Hair doesn't grow in one direction
Run a hand across your stubble and you'll feel it: smooth one way, resistant the other. That resistance is the grain — the direction your hair grows — and it changes across your face. Cheeks often grow downward, the neck can swirl in several directions, and the jawline is frequently a mix.
Knowing your own map is the single most useful piece of shaving knowledge there is.
Why the grain matters
Shaving with the grain — in the direction the hair grows — is the gentlest way to shave and a comfortable default for daily routines. Shaving across the grain can get a bit closer.
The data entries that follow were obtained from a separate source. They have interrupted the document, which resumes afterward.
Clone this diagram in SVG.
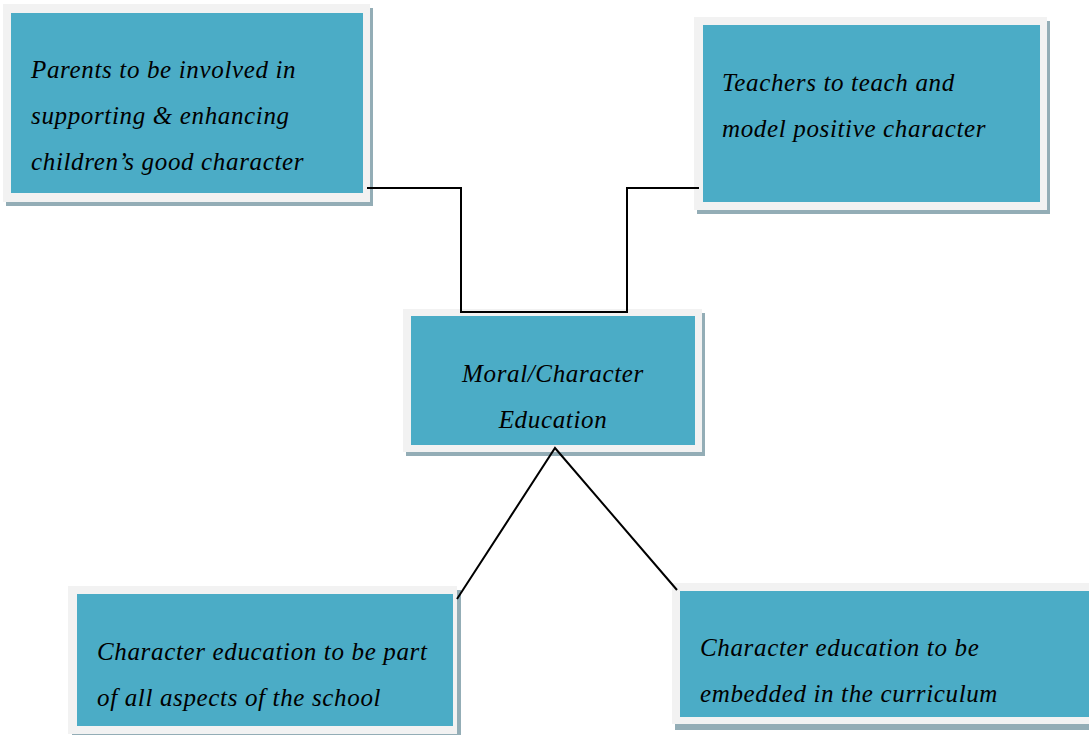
<svg xmlns="http://www.w3.org/2000/svg" width="1089" height="735" viewBox="0 0 1089 735">
<style>
.sh{fill:#93adb6}
.fr{fill:#f2f2f2}
.in{fill:#4bacc6}
.t{font-family:"Liberation Serif","Times New Roman",serif;font-style:italic;font-size:25px;letter-spacing:0.65px;fill:#000}
.c{fill:none;stroke:#000;stroke-width:2}
</style>
<rect width="1089" height="735" fill="#fff"/>
<g id="node-parents">
<rect class="sh" x="6" y="8" width="367" height="198"/>
<rect class="fr" x="3" y="4" width="367" height="198"/>
<rect class="in" x="11" y="13" width="352" height="180"/>
<text class="t" x="31" y="78">Parents to be involved in</text>
<text class="t" x="31" y="124">supporting &amp; enhancing</text>
<text class="t" x="31" y="170">children’s good character</text>
</g>
<g id="node-teachers">
<rect class="sh" x="697" y="21" width="353" height="193"/>
<rect class="fr" x="694" y="17" width="353" height="193"/>
<rect class="in" x="703" y="25" width="337" height="177"/>
<text class="t" x="722" y="91">Teachers to teach and</text>
<text class="t" x="722" y="137">model positive character</text>
</g>
<g id="node-moral">
<rect class="sh" x="406" y="313" width="299" height="143"/>
<rect class="fr" x="403" y="309" width="299" height="143"/>
<rect class="in" x="411" y="316" width="284" height="129"/>
<text class="t" x="553" y="382" text-anchor="middle">Moral/Character</text>
<text class="t" x="553" y="428" text-anchor="middle">Education</text>
</g>
<g id="node-school">
<rect class="sh" x="72" y="590" width="389" height="148"/>
<rect class="fr" x="68" y="586" width="389" height="148"/>
<rect class="in" x="77" y="594" width="376" height="132"/>
<text class="t" x="97" y="660">Character education to be part</text>
<text class="t" x="97" y="706">of all aspects of the school</text>
</g>
<g id="node-curriculum">
<rect class="sh" x="675" y="587" width="420" height="143"/>
<rect class="fr" x="672" y="583" width="420" height="141"/>
<rect class="in" x="680" y="591" width="412" height="126"/>
<text class="t" x="700" y="656">Character education to be</text>
<text class="t" x="700" y="702">embedded in the curriculum</text>
</g>
<g id="connectors">
<polyline class="c" points="367,188 461,188 461,312 627,312 627,188 699,188"/>
<polyline class="c" points="457,599 555,448 677,590"/>
</g>
</svg>
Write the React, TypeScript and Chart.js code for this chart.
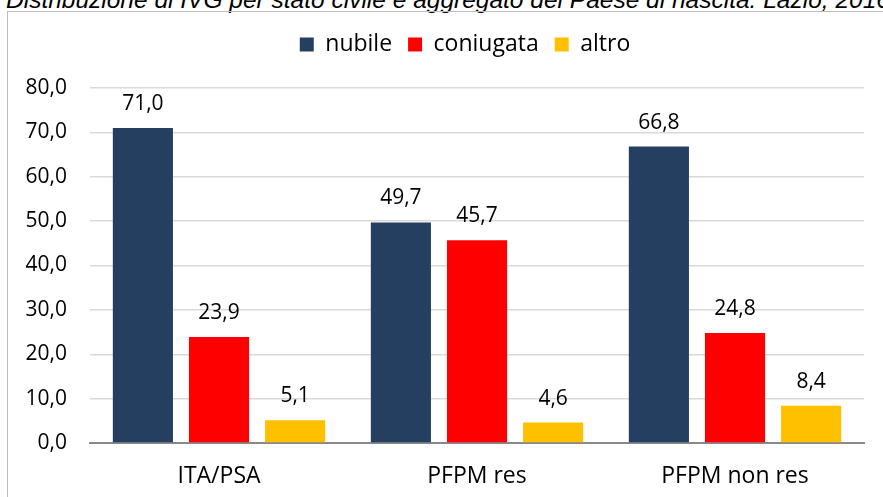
import React, { useEffect, useRef } from 'react';
import { Chart, registerables } from 'chart.js';

Chart.register(...registerables);

const titleText = 'Distribuzione di IVG per stato civile e aggregato del Paese di nascita. Lazio, 2016';
const categories = ['ITA/PSA', 'PFPM res', 'PFPM non res'];
const seriesNames = ['nubile', 'coniugata', 'altro'];
const nubile = [71.0, 49.7, 66.8];
const coniugata = [23.9, 45.7, 24.8];
const altro = [5.1, 4.6, 8.4];
const seriesColors = ['#243F60', '#FF0000', '#FFC000'];
const yMin = 0;
const yMax = 80;
const yStep = 10;

const FONT = "'Open Sans', 'Noto Sans', sans-serif";
const fmt = (v: number) => v.toFixed(1).replace('.', ',');

const dataLabels = {
  id: 'dataLabels',
  afterDatasetsDraw(chart: any) {
    const ctx = chart.ctx;
    ctx.save();
    ctx.font = `21px ${FONT}`;
    ctx.fillStyle = '#000000';
    ctx.textAlign = 'center';
    ctx.textBaseline = 'alphabetic';
    chart.data.datasets.forEach((ds: any, i: number) => {
      const meta = chart.getDatasetMeta(i);
      meta.data.forEach((el: any, j: number) => {
        const v = ds.data[j];
        ctx.fillText(fmt(v), el.x, el.y - 18);
      });
    });
    ctx.restore();
  },
};

const legendShift = {
  id: 'legendShift',
  afterLayout(chart: any) {
    const lg = chart.legend;
    if (lg) {
      lg.left += 33;
      lg.right += 33;
    }
  },
};

export default function App() {
  const ref = useRef<HTMLCanvasElement | null>(null);

  useEffect(() => {
    if (!ref.current) return;
    const seriesValues = [nubile, coniugata, altro];
    const chart = new Chart(ref.current, {
      type: 'bar',
      data: {
        labels: categories,
        datasets: seriesNames.map((name, i) => ({
          label: name,
          data: seriesValues[i],
          backgroundColor: seriesColors[i],
          borderWidth: 0,
          categoryPercentage: 0.885,
          barPercentage: 0.79,
        })),
      },
      options: {
        responsive: false,
        animation: false,
        layout: { padding: { left: 0, right: 19, top: 17, bottom: 0 } },
        plugins: {
          legend: {
            display: true,
            position: 'top',
            labels: {
              boxWidth: 14,
              boxHeight: 14,
              padding: 16,
              color: '#000000',
              font: { family: FONT, size: 23 },
            },
          },
          title: {
            display: true,
            text: '',
            position: 'top',
            weight: 500,
            font: { size: 0 },
            padding: { top: 0, bottom: 22 },
          },
          tooltip: { enabled: false },
        },
        scales: {
          x: {
            grid: { display: false, drawTicks: false },
            border: { display: true, color: '#898989', width: 2 },
            ticks: {
              padding: 20,
              color: '#000000',
              font: { family: FONT, size: 23 },
            },
            afterFit(scale: any) {
              scale.height = 54;
            },
          },
          y: {
            min: yMin,
            max: yMax,
            grid: { color: '#d9d9d9', lineWidth: 1.5, drawTicks: false },
            border: { display: false },
            ticks: {
              stepSize: yStep,
              padding: 23,
              color: '#000000',
              font: { family: FONT, size: 21 },
              callback: (v: any) => fmt(Number(v)),
            },
            afterFit(scale: any) {
              scale.width = 90;
            },
          },
        },
      },
      plugins: [dataLabels, legendShift],
    });
    return () => chart.destroy();
  }, []);

  return (
    <div
      style={{
        position: 'fixed',
        left: 0,
        top: 0,
        width: 883,
        height: 497,
        overflow: 'hidden',
        background: '#ffffff',
      }}
    >
      <div
        style={{
          position: 'absolute',
          left: 6,
          top: -13,
          whiteSpace: 'nowrap',
          fontFamily: "'Liberation Sans', Arial, sans-serif",
          fontStyle: 'italic',
          fontSize: 24.5,
          lineHeight: '26px',
          color: '#000000',
        }}
      >
        {titleText}
      </div>
      <div
        style={{
          position: 'absolute',
          left: 7,
          top: 11,
          width: 920,
          height: 540,
          border: '1px solid #bdbdbd',
          boxSizing: 'border-box',
        }}
      />
      <canvas
        ref={ref}
        width={883}
        height={497}
        style={{ position: 'absolute', left: 0, top: 0, width: 883, height: 497 }}
      />
    </div>
  );
}
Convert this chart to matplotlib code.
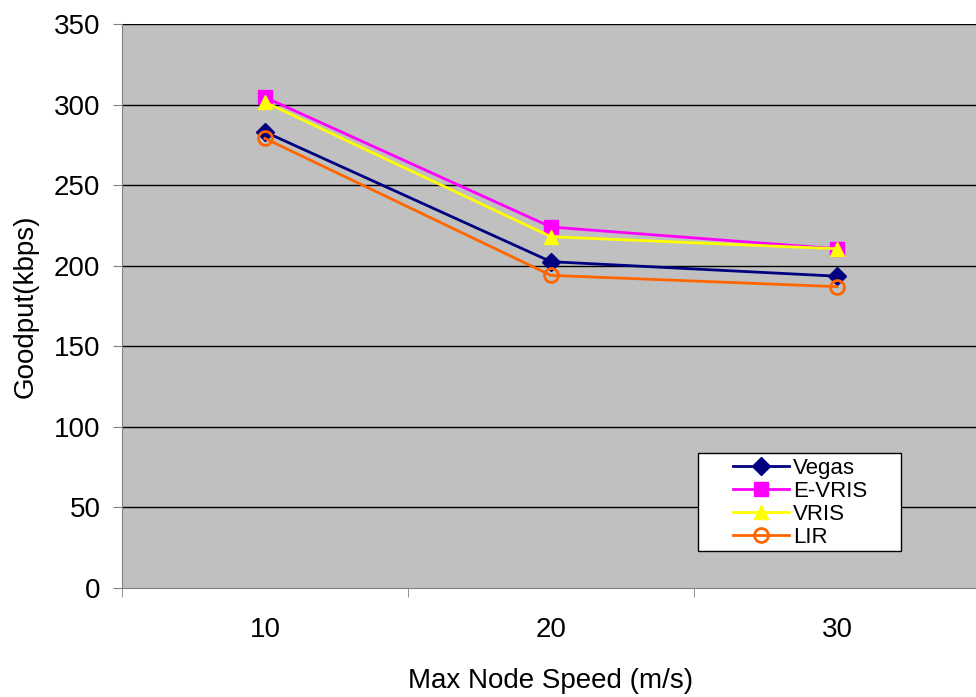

Whatever direction you choose, the technique stays the same: light pressure, short strokes, and rinse the cartridge between passes.
Growth comes in cycles
Every hair on your face is on its own schedule — growing, resting, shedding, repeating. That's why stubble never comes back perfectly evenly, and why two people with the same routine can look completely different by evening. It's normal, and it's not something a razor needs to fix.
Density is personal
Some faces grow thick, fast hair; others grow finer and slower — and both change over time. There's no correct amount. The routine adapts: denser growth may simply mean more rinsing between strokes, which is exactly what the 4-blade cartridge's swift-rinse design is for.
Put it together
Warm water to soften, product for glide, with-the-grain strokes to start, and a rinse between passes. Facial hair is not complicated once you can read it — and neither is the shave.